The robots.txt file reads:

Disallow: /*.pdf
Disallow: *.pdf

Is this correct? Or is there a mistake in the file?

Lokutus

8:54 pm on Dec 16, 2005 (gmt 0)

What's even worse is that they crack open the pdfs and offer html versions.

jimbeetle

9:11 pm on Dec 16, 2005 (gmt 0)

Well, according to Google's robots.txt information [google.com] the correct syntax should be something along the lines of :

User-agent: Googlebot
Disallow: /*.pdf$

But, and this is a very big but, this is non-standard robots.txt syntax. As far as I know only Googlebot is supposed to support it. So, even if you happen to block Google, all others that are able to fetch pdf files will.

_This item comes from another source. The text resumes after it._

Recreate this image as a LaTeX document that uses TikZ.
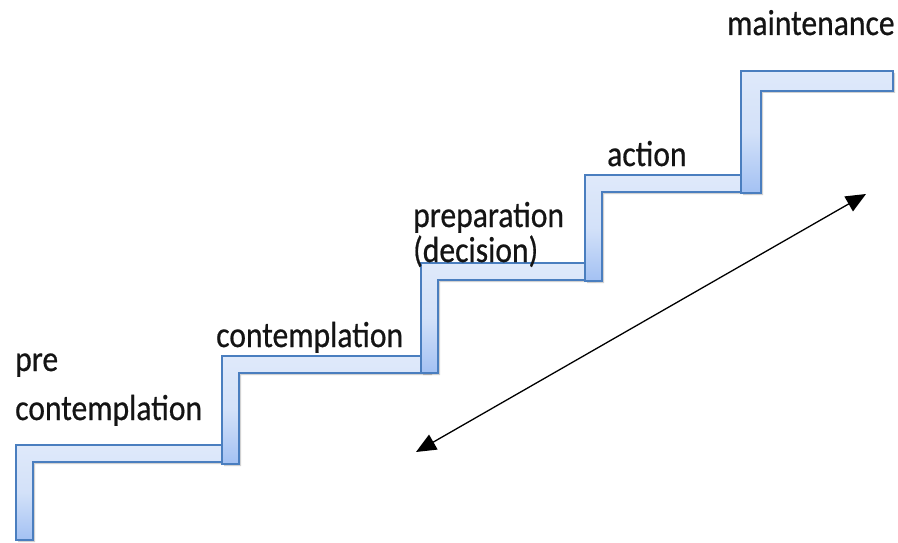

The best bet is to block by directory or, if that isn't feasible, by individual file:

User-agent: *
Disallow: /thisdirectory/

User-agent: *
Disallow: /thisdirectory/thisfile.pdf
Disallow: /thatdirectory/thatfile.pdf

Robotstxt.org [robotstxt.org] has the standards for the robots exclusion protocol.

Lokutus

9:30 pm on Dec 16, 2005 (gmt 0)

Thanks. I'll try blocking the files individually.

Another thread here suggests that any files spydered before the robots file went up, remain indexed. So maybe I need to change their names?

jimbeetle

9:50 pm on Dec 16, 2005 (gmt 0)

Yeah, they might remain indexed for awhile. You might consider G's url removal tool but be very careful when using it, maybe try removing one page at a time to see how it works.